Admita que Petrarca e Boccaccio não fizeram nascer os problemas da Itália; que as brincadeiras de Marot não produziram São Bartolomeu, e que a tragédia de Cid não produziu a guerra da Fronde. Os grandes crimes são cometidos apenas pelos grandes ignorantes. O que faz e fará sempre deste mundo um vale de lágrimas é a avidez e o indomável orgulho dos homens, desde Thamas-Kouli-Kan, que não sabia nem ler, até um oficial de alfândega, que não sabe nem contar. As letras alimentam, endireitam e consolam a alma; elas vos servem, senhor, durante o tempo que escreveis contra elas.
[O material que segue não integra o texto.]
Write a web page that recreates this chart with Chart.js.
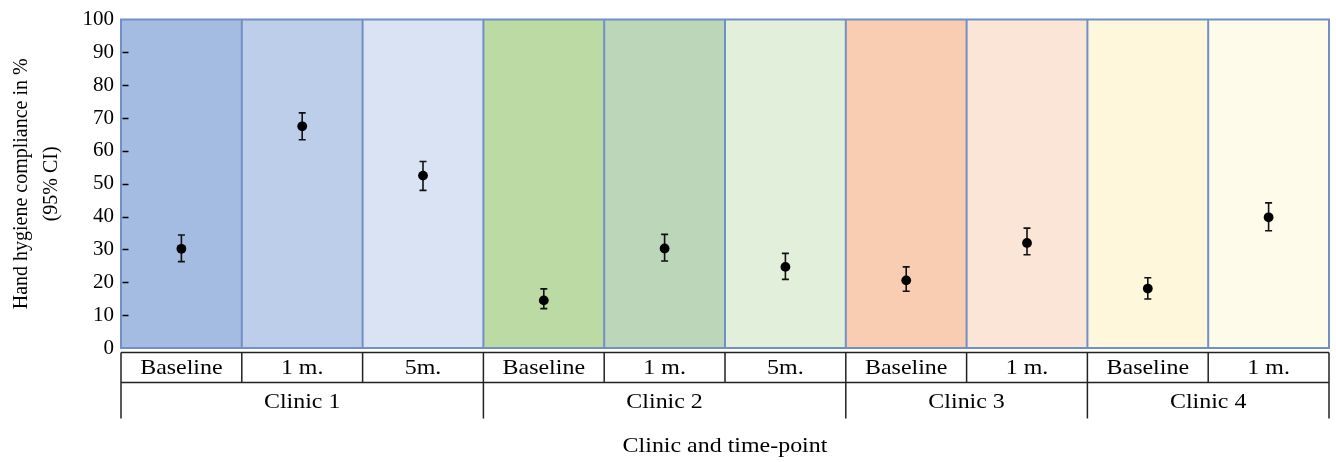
<!DOCTYPE html>
<html>
<head>
<meta charset="utf-8">
<script src="https://cdn.jsdelivr.net/npm/chart.js@4"></script>
<style>
  html, body { margin: 0; padding: 0; background: #fff; }
  #wrap { width: 1336px; height: 462px; }
</style>
</head>
<body>
<div id="wrap"><canvas id="c" width="1336" height="462"></canvas></div>
<script>
const timeLabels = ['Baseline', '1 m.', '5m.', 'Baseline', '1 m.', '5m.', 'Baseline', '1 m.', 'Baseline', '1 m.'];
const clinics = ['Clinic 1', 'Clinic 2', 'Clinic 3', 'Clinic 4'];
const clinicSizes = [3, 3, 2, 2];
const compliance = [30.2, 67.5, 52.5, 14.5, 30.3, 24.7, 20.6, 32.0, 18.1, 39.8];
const ciLow  = [26.3, 63.4, 48.0, 12.0, 26.5, 20.9, 17.3, 28.4, 14.9, 35.7];
const ciHigh = [34.4, 71.6, 56.8, 18.0, 34.6, 28.8, 24.7, 36.5, 21.4, 44.2];
const bandTop = [100, 100, 100, 100, 100, 100, 100, 100, 100, 100];
const bandColors = ['#a4bce2', '#bccee9', '#dae3f3', '#bbdaa4', '#bcd6b9', '#e2efda', '#f8cdb2', '#fbe5d6', '#fef7db', '#fffbeb'];
const yTicks = [0, 10, 20, 30, 40, 50, 60, 70, 80, 90, 100];

const FONT = '"Liberation Serif", "Times New Roman", serif';

function wideText(ctx, t, cx, cy) {
  ctx.save();
  ctx.translate(cx, cy);
  ctx.scale(1.14, 1);
  ctx.fillText(t, 0, 0);
  ctx.restore();
}

const extras = {
  id: 'extras',
  afterDatasetsDraw(chart) {
    const ctx = chart.ctx;
    const x = chart.scales.x, y = chart.scales.y;
    const area = chart.chartArea;
    const n = timeLabels.length;
    const edges = [area.left];
    for (let i = 0; i < n - 1; i++) {
      edges.push((x.getPixelForValue(i) + x.getPixelForValue(i + 1)) / 2);
    }
    edges.push(area.right);
    const top = y.getPixelForValue(100), bot = y.getPixelForValue(0);
    ctx.save();
    // band borders
    ctx.strokeStyle = '#7190c4';
    ctx.lineWidth = 2;
    ctx.beginPath();
    edges.forEach(ex => { ctx.moveTo(ex, top - 1); ctx.lineTo(ex, bot + 1); });
    ctx.moveTo(area.left, top); ctx.lineTo(area.right, top);
    ctx.moveTo(area.left, bot); ctx.lineTo(area.right, bot);
    ctx.stroke();
    // inner tick marks
    ctx.strokeStyle = '#000';
    ctx.lineWidth = 1.5;
    yTicks.forEach(v => {
      if (v === 0 || v === 100) return;
      const py = Math.round(y.getPixelForValue(v)) + 0.5;
      ctx.beginPath();
      ctx.moveTo(area.left + 1.5, py);
      ctx.lineTo(area.left + 7.5, py);
      ctx.stroke();
    });
    // error bars and points
    ctx.strokeStyle = '#111';
    ctx.lineWidth = 1.6;
    compliance.forEach((v, i) => {
      const px = x.getPixelForValue(i);
      const pl = y.getPixelForValue(ciLow[i]);
      const ph = y.getPixelForValue(ciHigh[i]);
      ctx.beginPath();
      ctx.moveTo(px, pl); ctx.lineTo(px, ph);
      ctx.moveTo(px - 3.5, pl); ctx.lineTo(px + 3.5, pl);
      ctx.moveTo(px - 3.5, ph); ctx.lineTo(px + 3.5, ph);
      ctx.stroke();
      ctx.beginPath();
      ctx.fillStyle = '#000';
      ctx.arc(px, y.getPixelForValue(v), 4.9, 0, Math.PI * 2);
      ctx.fill();
    });
    // table below
    const r1t = area.bottom + 4.5, r1b = r1t + 30, r2b = r1b + 36;
    ctx.strokeStyle = '#222';
    ctx.lineWidth = 1.5;
    ctx.beginPath();
    ctx.moveTo(area.left, r1t); ctx.lineTo(area.right, r1t);
    ctx.moveTo(area.left, r1b); ctx.lineTo(area.right, r1b);
    edges.forEach(ex => { ctx.moveTo(ex, r1t); ctx.lineTo(ex, r1b); });
    let idx = 0;
    const gEdges = [edges[0]];
    clinicSizes.forEach(s => { idx += s; gEdges.push(edges[idx]); });
    gEdges.forEach(ex => { ctx.moveTo(ex, r1b); ctx.lineTo(ex, r2b); });
    ctx.stroke();
    ctx.fillStyle = '#000';
    ctx.font = '21px ' + FONT;
    ctx.textAlign = 'center';
    ctx.textBaseline = 'middle';
    timeLabels.forEach((t, i) => {
      wideText(ctx, t, (edges[i] + edges[i + 1]) / 2, (r1t + r1b) / 2 + 1);
    });
    clinics.forEach((c, i) => {
      wideText(ctx, c, (gEdges[i] + gEdges[i + 1]) / 2, (r1b + r2b) / 2 + 2);
    });
    wideText(ctx, 'Clinic and time-point', (area.left + area.right) / 2, 446);
    ctx.restore();
  }
};

new Chart(document.getElementById('c'), {
  type: 'bar',
  data: {
    labels: timeLabels.map((t, i) => i),
    datasets: [{
      data: bandTop,
      backgroundColor: bandColors,
      borderWidth: 0,
      barPercentage: 1,
      categoryPercentage: 1,
      inflateAmount: 0.5
    }]
  },
  options: {
    responsive: false,
    animation: false,
    events: [],
    layout: { padding: { top: 13, right: 7, bottom: 114, left: 0 } },
    plugins: { legend: { display: false }, tooltip: { enabled: false } },
    scales: {
      x: { display: false },
      y: {
        min: 0, max: 100,
        afterFit(s) { s.width = 121; },
        afterBuildTicks(s) { s.ticks = yTicks.map(v => ({ value: v })); },
        border: { display: false },
        grid: { display: false, drawTicks: false },
        ticks: { color: '#000', padding: 7, font: { family: FONT, size: 21 } },
        title: {
          display: true,
          text: ['Hand hygiene compliance in %', '(95% CI)'],
          color: '#000',
          font: { family: FONT, size: 20, lineHeight: 1.5 },
          padding: { top: 7, bottom: 0 }
        }
      }
    }
  },
  plugins: [extras]
});
</script>
</body>
</html>
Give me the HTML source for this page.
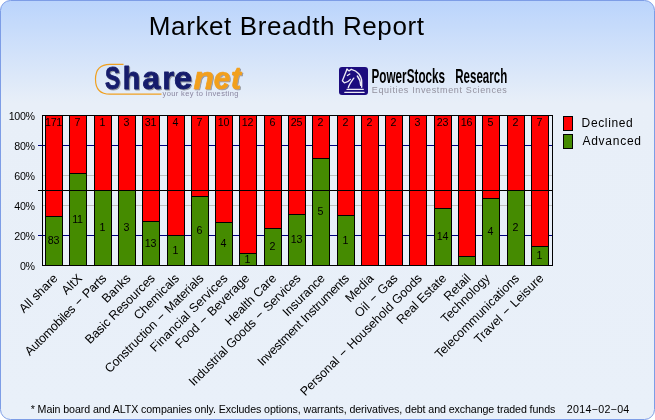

Vós sois como Aquiles, que se encolerizava contra a glória, e como o padre Malebranche, que, com sua imaginação brilhante, escrevia contra a imaginação.
Se alguém tem o direito de queixar-se da literatura, sou eu, porque em todos os momentos e em todos os lugares ela serviu à minha perseguição; mas deve-se amá-la, não obstante o mau uso que dela fazem; como deve-se amar a sociedade na qual tantos homens maldosos corrompem os suscetíveis; como deve-se amar a sua pátria, mesmo que ela nos trate com alguma injustiça; como se deve amar o Ser Supremo, apesar das superstições e do fanatismo que desonram tão freqüentemente o seu culto.
M. Chappuis disse-me que vossa saúde anda muito mal, deveis restabelecê-la na terra natal, aproveitando junto à sua liberdade, beber comigo o leite de nossas vacas, e passear em seus campos.